### WHAT IS NEEDED
Retype all of the listing exactly, passing over any picture you find.

### DATA SHOWN
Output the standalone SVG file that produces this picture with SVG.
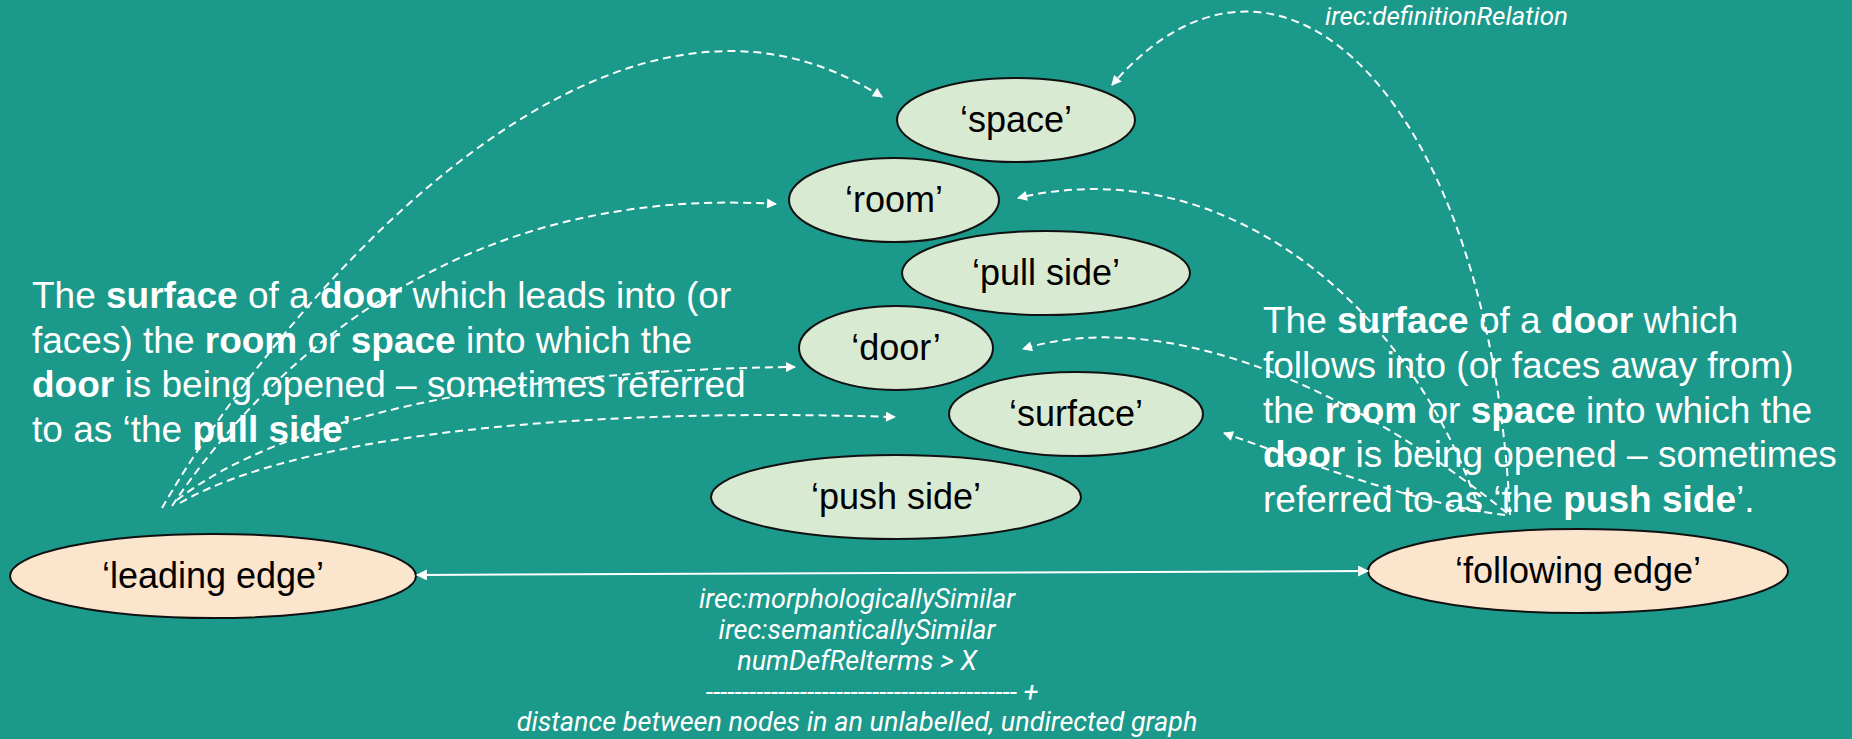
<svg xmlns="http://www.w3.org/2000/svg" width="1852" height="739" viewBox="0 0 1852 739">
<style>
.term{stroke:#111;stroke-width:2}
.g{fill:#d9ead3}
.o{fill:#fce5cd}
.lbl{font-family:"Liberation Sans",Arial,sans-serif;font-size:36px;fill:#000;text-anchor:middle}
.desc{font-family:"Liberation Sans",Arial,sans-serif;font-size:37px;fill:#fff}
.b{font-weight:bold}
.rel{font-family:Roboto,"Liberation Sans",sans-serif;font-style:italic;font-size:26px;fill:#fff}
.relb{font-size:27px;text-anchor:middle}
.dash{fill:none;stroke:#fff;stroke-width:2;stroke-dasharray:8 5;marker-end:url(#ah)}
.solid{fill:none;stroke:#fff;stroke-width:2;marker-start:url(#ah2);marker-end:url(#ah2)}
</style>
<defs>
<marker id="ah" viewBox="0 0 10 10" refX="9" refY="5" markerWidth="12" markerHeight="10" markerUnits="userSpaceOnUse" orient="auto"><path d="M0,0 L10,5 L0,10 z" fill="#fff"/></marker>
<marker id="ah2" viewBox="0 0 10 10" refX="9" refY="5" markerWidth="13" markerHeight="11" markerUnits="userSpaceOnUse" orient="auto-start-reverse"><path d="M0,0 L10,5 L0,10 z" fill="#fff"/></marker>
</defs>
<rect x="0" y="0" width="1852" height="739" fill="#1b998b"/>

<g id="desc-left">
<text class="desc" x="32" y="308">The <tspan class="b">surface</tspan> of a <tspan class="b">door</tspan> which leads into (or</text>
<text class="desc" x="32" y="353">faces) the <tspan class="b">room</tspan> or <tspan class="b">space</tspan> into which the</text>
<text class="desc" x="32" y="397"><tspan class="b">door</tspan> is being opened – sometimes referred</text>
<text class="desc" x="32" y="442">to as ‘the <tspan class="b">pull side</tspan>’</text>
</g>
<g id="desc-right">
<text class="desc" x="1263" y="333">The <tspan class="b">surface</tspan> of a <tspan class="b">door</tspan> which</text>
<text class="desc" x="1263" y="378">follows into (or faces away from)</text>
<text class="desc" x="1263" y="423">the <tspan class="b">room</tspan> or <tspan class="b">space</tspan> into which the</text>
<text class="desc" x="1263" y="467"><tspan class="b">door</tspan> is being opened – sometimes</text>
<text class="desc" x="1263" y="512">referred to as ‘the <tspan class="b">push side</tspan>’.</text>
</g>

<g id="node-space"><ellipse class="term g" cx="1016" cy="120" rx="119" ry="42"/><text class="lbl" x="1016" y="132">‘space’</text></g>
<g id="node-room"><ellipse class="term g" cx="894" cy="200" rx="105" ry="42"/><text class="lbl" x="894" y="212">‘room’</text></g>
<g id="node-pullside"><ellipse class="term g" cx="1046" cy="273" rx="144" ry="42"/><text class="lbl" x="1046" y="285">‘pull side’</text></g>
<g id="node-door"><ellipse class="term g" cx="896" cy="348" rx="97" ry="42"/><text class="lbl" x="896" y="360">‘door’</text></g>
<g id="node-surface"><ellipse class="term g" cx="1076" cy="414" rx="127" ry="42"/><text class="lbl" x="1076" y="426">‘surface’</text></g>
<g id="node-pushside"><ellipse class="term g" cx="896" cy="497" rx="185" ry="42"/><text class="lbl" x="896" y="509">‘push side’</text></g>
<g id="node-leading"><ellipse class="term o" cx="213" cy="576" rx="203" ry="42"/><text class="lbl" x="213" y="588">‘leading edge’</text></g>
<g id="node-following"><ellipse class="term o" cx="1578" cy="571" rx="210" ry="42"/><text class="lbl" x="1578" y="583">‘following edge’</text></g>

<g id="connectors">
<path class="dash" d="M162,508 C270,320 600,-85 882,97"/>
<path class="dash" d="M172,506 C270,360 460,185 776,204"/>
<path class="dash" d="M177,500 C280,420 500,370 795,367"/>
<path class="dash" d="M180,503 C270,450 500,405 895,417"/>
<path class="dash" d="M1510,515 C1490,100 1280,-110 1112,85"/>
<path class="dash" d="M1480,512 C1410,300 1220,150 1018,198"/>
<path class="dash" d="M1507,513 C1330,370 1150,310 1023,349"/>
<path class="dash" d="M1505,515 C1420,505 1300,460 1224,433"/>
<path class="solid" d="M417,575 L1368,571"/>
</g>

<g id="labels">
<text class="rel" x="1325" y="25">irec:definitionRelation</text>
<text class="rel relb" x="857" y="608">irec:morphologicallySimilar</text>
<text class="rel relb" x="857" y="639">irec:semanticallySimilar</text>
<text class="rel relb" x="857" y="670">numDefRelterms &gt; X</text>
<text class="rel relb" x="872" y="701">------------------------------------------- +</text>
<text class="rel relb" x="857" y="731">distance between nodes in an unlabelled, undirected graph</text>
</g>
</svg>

### TASK SOLUTION
Output the standalone SVG file that produces this picture with SVG.
<svg xmlns="http://www.w3.org/2000/svg" width="1852" height="739" viewBox="0 0 1852 739">
<style>
.term{stroke:#111;stroke-width:2}
.g{fill:#d9ead3}
.o{fill:#fce5cd}
.lbl{font-family:"Liberation Sans",Arial,sans-serif;font-size:36px;fill:#000;text-anchor:middle}
.desc{font-family:"Liberation Sans",Arial,sans-serif;font-size:37px;fill:#fff}
.b{font-weight:bold}
.rel{font-family:Roboto,"Liberation Sans",sans-serif;font-style:italic;font-size:26px;fill:#fff}
.relb{font-size:27px;text-anchor:middle}
.dash{fill:none;stroke:#fff;stroke-width:2;stroke-dasharray:8 5;marker-end:url(#ah)}
.solid{fill:none;stroke:#fff;stroke-width:2;marker-start:url(#ah2);marker-end:url(#ah2)}
</style>
<defs>
<marker id="ah" viewBox="0 0 10 10" refX="9" refY="5" markerWidth="12" markerHeight="10" markerUnits="userSpaceOnUse" orient="auto"><path d="M0,0 L10,5 L0,10 z" fill="#fff"/></marker>
<marker id="ah2" viewBox="0 0 10 10" refX="9" refY="5" markerWidth="13" markerHeight="11" markerUnits="userSpaceOnUse" orient="auto-start-reverse"><path d="M0,0 L10,5 L0,10 z" fill="#fff"/></marker>
</defs>
<rect x="0" y="0" width="1852" height="739" fill="#1b998b"/>

<g id="desc-left">
<text class="desc" x="32" y="308">The <tspan class="b">surface</tspan> of a <tspan class="b">door</tspan> which leads into (or</text>
<text class="desc" x="32" y="353">faces) the <tspan class="b">room</tspan> or <tspan class="b">space</tspan> into which the</text>
<text class="desc" x="32" y="397"><tspan class="b">door</tspan> is being opened – sometimes referred</text>
<text class="desc" x="32" y="442">to as ‘the <tspan class="b">pull side</tspan>’</text>
</g>
<g id="desc-right">
<text class="desc" x="1263" y="333">The <tspan class="b">surface</tspan> of a <tspan class="b">door</tspan> which</text>
<text class="desc" x="1263" y="378">follows into (or faces away from)</text>
<text class="desc" x="1263" y="423">the <tspan class="b">room</tspan> or <tspan class="b">space</tspan> into which the</text>
<text class="desc" x="1263" y="467"><tspan class="b">door</tspan> is being opened – sometimes</text>
<text class="desc" x="1263" y="512">referred to as ‘the <tspan class="b">push side</tspan>’.</text>
</g>

<g id="node-space"><ellipse class="term g" cx="1016" cy="120" rx="119" ry="42"/><text class="lbl" x="1016" y="132">‘space’</text></g>
<g id="node-room"><ellipse class="term g" cx="894" cy="200" rx="105" ry="42"/><text class="lbl" x="894" y="212">‘room’</text></g>
<g id="node-pullside"><ellipse class="term g" cx="1046" cy="273" rx="144" ry="42"/><text class="lbl" x="1046" y="285">‘pull side’</text></g>
<g id="node-door"><ellipse class="term g" cx="896" cy="348" rx="97" ry="42"/><text class="lbl" x="896" y="360">‘door’</text></g>
<g id="node-surface"><ellipse class="term g" cx="1076" cy="414" rx="127" ry="42"/><text class="lbl" x="1076" y="426">‘surface’</text></g>
<g id="node-pushside"><ellipse class="term g" cx="896" cy="497" rx="185" ry="42"/><text class="lbl" x="896" y="509">‘push side’</text></g>
<g id="node-leading"><ellipse class="term o" cx="213" cy="576" rx="203" ry="42"/><text class="lbl" x="213" y="588">‘leading edge’</text></g>
<g id="node-following"><ellipse class="term o" cx="1578" cy="571" rx="210" ry="42"/><text class="lbl" x="1578" y="583">‘following edge’</text></g>

<g id="connectors">
<path class="dash" d="M162,508 C270,320 600,-85 882,97"/>
<path class="dash" d="M172,506 C270,360 460,185 776,204"/>
<path class="dash" d="M177,500 C280,420 500,370 795,367"/>
<path class="dash" d="M180,503 C270,450 500,405 895,417"/>
<path class="dash" d="M1510,515 C1490,100 1280,-110 1112,85"/>
<path class="dash" d="M1480,512 C1410,300 1220,150 1018,198"/>
<path class="dash" d="M1507,513 C1330,370 1150,310 1023,349"/>
<path class="dash" d="M1505,515 C1420,505 1300,460 1224,433"/>
<path class="solid" d="M417,575 L1368,571"/>
</g>

<g id="labels">
<text class="rel" x="1325" y="25">irec:definitionRelation</text>
<text class="rel relb" x="857" y="608">irec:morphologicallySimilar</text>
<text class="rel relb" x="857" y="639">irec:semanticallySimilar</text>
<text class="rel relb" x="857" y="670">numDefRelterms &gt; X</text>
<text class="rel relb" x="872" y="701">------------------------------------------- +</text>
<text class="rel relb" x="857" y="731">distance between nodes in an unlabelled, undirected graph</text>
</g>
</svg>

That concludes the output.